## Exercise goal
Quote the listing below in its entirety, omitting every image.

## Collected material
--- start ---
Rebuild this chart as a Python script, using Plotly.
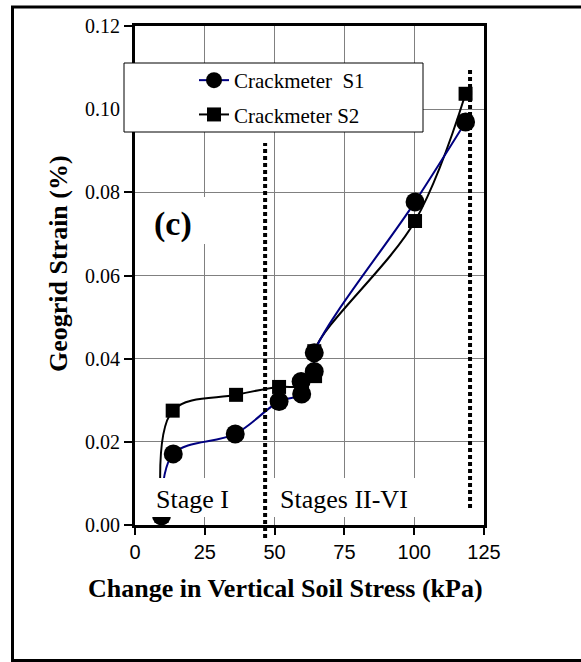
import plotly.graph_objects as go

# ---- data ----
stress_s1 = [9.5, 13.7, 35.9, 51.6, 59.7, 59.5, 64.2, 64.2, 100.3, 118.4]
strain_s1 = [0.0022, 0.0171, 0.0219, 0.0297, 0.0315, 0.0345, 0.0369, 0.0414, 0.0777, 0.0969]

stress_s2 = [9.5, 13.5, 36.2, 51.6, 59.8, 64.5, 64.2, 100.3, 118.4]
strain_s2 = [0.0022, 0.0275, 0.0313, 0.0332, 0.0334, 0.0358, 0.0418, 0.0731, 0.1037]

series_names = ["Crackmeter\u00a0 S1", "Crackmeter S2"]
stage_boundaries = [46.6, 120.0]
stage_labels = ["Stage I", "Stages II-VI"]
stage_label_x = [20.6, 74.7]
x_ticks = [0, 25, 50, 75, 100, 125]
y_ticks = [0.00, 0.02, 0.04, 0.06, 0.08, 0.10, 0.12]

SERIF = "Liberation Serif"
SANS = "Liberation Sans"

fig = go.Figure()

# S2 first so S1 circles sit on top
fig.add_trace(go.Scatter(
    x=stress_s2, y=strain_s2, name=series_names[1], mode="lines+markers",
    line=dict(color="black", width=2, shape="spline", smoothing=1.0),
    marker=dict(symbol="square", size=14, color="black"),
    legendrank=2, legendgroup="s2",
))
fig.add_trace(go.Scatter(
    x=stress_s1, y=strain_s1, name=series_names[0], mode="lines+markers",
    line=dict(color="#000080", width=2, shape="spline", smoothing=1.0),
    marker=dict(symbol="circle", size=19, color="black"),
    legendrank=1, legendgroup="s1",
))

# plot geometry in px (for paper coordinate conversion)
L, R, T, B = 135, 484, 26, 525
W, H = R - L, B - T
def px(xp):
    return (xp - L) / W
def py(yp):
    return (B - yp) / H

def white_box(x0, x1, y0, y1, border=0):
    return dict(type="rect", xref="paper", yref="paper",
                x0=px(x0), x1=px(x1), y0=py(y1), y1=py(y0),
                line=dict(color="black", width=border) if border else dict(width=0),
                fillcolor="white", layer="above")

shapes = []
# outer frame
shapes.append(dict(type="rect", xref="paper", yref="paper",
                   x0=px(12.5), x1=px(610), y0=py(660.5), y1=py(7),
                   line=dict(color="black", width=3), fillcolor="rgba(0,0,0,0)", layer="above"))
# legend box and white label backgrounds
shapes.append(white_box(124, 423, 63, 132, border=1))
shapes.append(white_box(141, 211, 197, 244))
shapes.append(white_box(150, 236, 478, 517))
shapes.append(white_box(270, 419, 478, 517))
# stage boundary dotted lines
dot_extent = [(py(538), py(143)), (py(508), py(67))]
for xb, (y0, y1) in zip(stage_boundaries, dot_extent):
    shapes.append(dict(type="line", xref="x", yref="paper", x0=xb, x1=xb, y0=y0, y1=y1,
                       line=dict(color="black", width=4, dash="4px,3px"), layer="above"))

annotations = []
annotations.append(dict(x=13.6, y=0.0723, xref="x", yref="y", text="<b>(c)</b>",
                        showarrow=False,
                        font=dict(family=SERIF, size=34, color="black")))
for lbl, lx in zip(stage_labels, stage_label_x):
    annotations.append(dict(x=lx, y=0.0062, xref="x", yref="y", text=lbl,
                            showarrow=False,
                            font=dict(family=SERIF, size=26, color="black")))
annotations.append(dict(x=px(285), y=py(588), xref="paper", yref="paper",
                        text="<b>Change in Vertical Soil Stress (kPa)</b>", showarrow=False,
                        xanchor="center", yanchor="middle",
                        font=dict(family=SERIF, size=26, color="black")))
annotations.append(dict(x=px(58), y=py(264), xref="paper", yref="paper",
                        text="<b>Geogrid Strain (%)</b>", showarrow=False, textangle=-90,
                        xanchor="center", yanchor="middle",
                        font=dict(family=SERIF, size=26, color="black")))

fig.update_layout(
    width=581, height=662,
    margin=dict(l=L, r=581 - R, t=T, b=662 - B, autoexpand=False),
    paper_bgcolor="white", plot_bgcolor="white",
    showlegend=True,
    legend=dict(x=px(194), y=py(60), xanchor="left", yanchor="top",
                bgcolor="rgba(0,0,0,0)", borderwidth=0,
                font=dict(family=SERIF, size=21, color="black"),
                tracegroupgap=4, traceorder="grouped"),
    shapes=shapes, annotations=annotations,
    xaxis=dict(range=[0, 125], tickvals=x_ticks, ticktext=[str(v) for v in x_ticks],
               showgrid=True, gridcolor="#808080", gridwidth=1,
               showline=True, linecolor="black", linewidth=3, mirror=True,
               ticks="outside", ticklen=7, tickwidth=2, tickcolor="black",
               tickfont=dict(family=SANS, size=20, color="black"), zeroline=False),
    yaxis=dict(range=[0, 0.12], tickvals=y_ticks, ticktext=[f"{v:.2f}" for v in y_ticks],
               showgrid=True, gridcolor="#808080", gridwidth=1,
               showline=True, linecolor="black", linewidth=3, mirror=True,
               ticks="outside", ticklen=8, tickwidth=2, tickcolor="black",
               tickfont=dict(family=SERIF, size=20, color="black"), zeroline=False),
)

fig.write_html("out.html")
--- end ---
## Answer to the exercise
Rebuild this chart as a Python script, using Plotly.
import plotly.graph_objects as go

# ---- data ----
stress_s1 = [9.5, 13.7, 35.9, 51.6, 59.7, 59.5, 64.2, 64.2, 100.3, 118.4]
strain_s1 = [0.0022, 0.0171, 0.0219, 0.0297, 0.0315, 0.0345, 0.0369, 0.0414, 0.0777, 0.0969]

stress_s2 = [9.5, 13.5, 36.2, 51.6, 59.8, 64.5, 64.2, 100.3, 118.4]
strain_s2 = [0.0022, 0.0275, 0.0313, 0.0332, 0.0334, 0.0358, 0.0418, 0.0731, 0.1037]

series_names = ["Crackmeter\u00a0 S1", "Crackmeter S2"]
stage_boundaries = [46.6, 120.0]
stage_labels = ["Stage I", "Stages II-VI"]
stage_label_x = [20.6, 74.7]
x_ticks = [0, 25, 50, 75, 100, 125]
y_ticks = [0.00, 0.02, 0.04, 0.06, 0.08, 0.10, 0.12]

SERIF = "Liberation Serif"
SANS = "Liberation Sans"

fig = go.Figure()

# S2 first so S1 circles sit on top
fig.add_trace(go.Scatter(
    x=stress_s2, y=strain_s2, name=series_names[1], mode="lines+markers",
    line=dict(color="black", width=2, shape="spline", smoothing=1.0),
    marker=dict(symbol="square", size=14, color="black"),
    legendrank=2, legendgroup="s2",
))
fig.add_trace(go.Scatter(
    x=stress_s1, y=strain_s1, name=series_names[0], mode="lines+markers",
    line=dict(color="#000080", width=2, shape="spline", smoothing=1.0),
    marker=dict(symbol="circle", size=19, color="black"),
    legendrank=1, legendgroup="s1",
))

# plot geometry in px (for paper coordinate conversion)
L, R, T, B = 135, 484, 26, 525
W, H = R - L, B - T
def px(xp):
    return (xp - L) / W
def py(yp):
    return (B - yp) / H

def white_box(x0, x1, y0, y1, border=0):
    return dict(type="rect", xref="paper", yref="paper",
                x0=px(x0), x1=px(x1), y0=py(y1), y1=py(y0),
                line=dict(color="black", width=border) if border else dict(width=0),
                fillcolor="white", layer="above")

shapes = []
# outer frame
shapes.append(dict(type="rect", xref="paper", yref="paper",
                   x0=px(12.5), x1=px(610), y0=py(660.5), y1=py(7),
                   line=dict(color="black", width=3), fillcolor="rgba(0,0,0,0)", layer="above"))
# legend box and white label backgrounds
shapes.append(white_box(124, 423, 63, 132, border=1))
shapes.append(white_box(141, 211, 197, 244))
shapes.append(white_box(150, 236, 478, 517))
shapes.append(white_box(270, 419, 478, 517))
# stage boundary dotted lines
dot_extent = [(py(538), py(143)), (py(508), py(67))]
for xb, (y0, y1) in zip(stage_boundaries, dot_extent):
    shapes.append(dict(type="line", xref="x", yref="paper", x0=xb, x1=xb, y0=y0, y1=y1,
                       line=dict(color="black", width=4, dash="4px,3px"), layer="above"))

annotations = []
annotations.append(dict(x=13.6, y=0.0723, xref="x", yref="y", text="<b>(c)</b>",
                        showarrow=False,
                        font=dict(family=SERIF, size=34, color="black")))
for lbl, lx in zip(stage_labels, stage_label_x):
    annotations.append(dict(x=lx, y=0.0062, xref="x", yref="y", text=lbl,
                            showarrow=False,
                            font=dict(family=SERIF, size=26, color="black")))
annotations.append(dict(x=px(285), y=py(588), xref="paper", yref="paper",
                        text="<b>Change in Vertical Soil Stress (kPa)</b>", showarrow=False,
                        xanchor="center", yanchor="middle",
                        font=dict(family=SERIF, size=26, color="black")))
annotations.append(dict(x=px(58), y=py(264), xref="paper", yref="paper",
                        text="<b>Geogrid Strain (%)</b>", showarrow=False, textangle=-90,
                        xanchor="center", yanchor="middle",
                        font=dict(family=SERIF, size=26, color="black")))

fig.update_layout(
    width=581, height=662,
    margin=dict(l=L, r=581 - R, t=T, b=662 - B, autoexpand=False),
    paper_bgcolor="white", plot_bgcolor="white",
    showlegend=True,
    legend=dict(x=px(194), y=py(60), xanchor="left", yanchor="top",
                bgcolor="rgba(0,0,0,0)", borderwidth=0,
                font=dict(family=SERIF, size=21, color="black"),
                tracegroupgap=4, traceorder="grouped"),
    shapes=shapes, annotations=annotations,
    xaxis=dict(range=[0, 125], tickvals=x_ticks, ticktext=[str(v) for v in x_ticks],
               showgrid=True, gridcolor="#808080", gridwidth=1,
               showline=True, linecolor="black", linewidth=3, mirror=True,
               ticks="outside", ticklen=7, tickwidth=2, tickcolor="black",
               tickfont=dict(family=SANS, size=20, color="black"), zeroline=False),
    yaxis=dict(range=[0, 0.12], tickvals=y_ticks, ticktext=[f"{v:.2f}" for v in y_ticks],
               showgrid=True, gridcolor="#808080", gridwidth=1,
               showline=True, linecolor="black", linewidth=3, mirror=True,
               ticks="outside", ticklen=8, tickwidth=2, tickcolor="black",
               tickfont=dict(family=SERIF, size=20, color="black"), zeroline=False),
)

fig.write_html("out.html")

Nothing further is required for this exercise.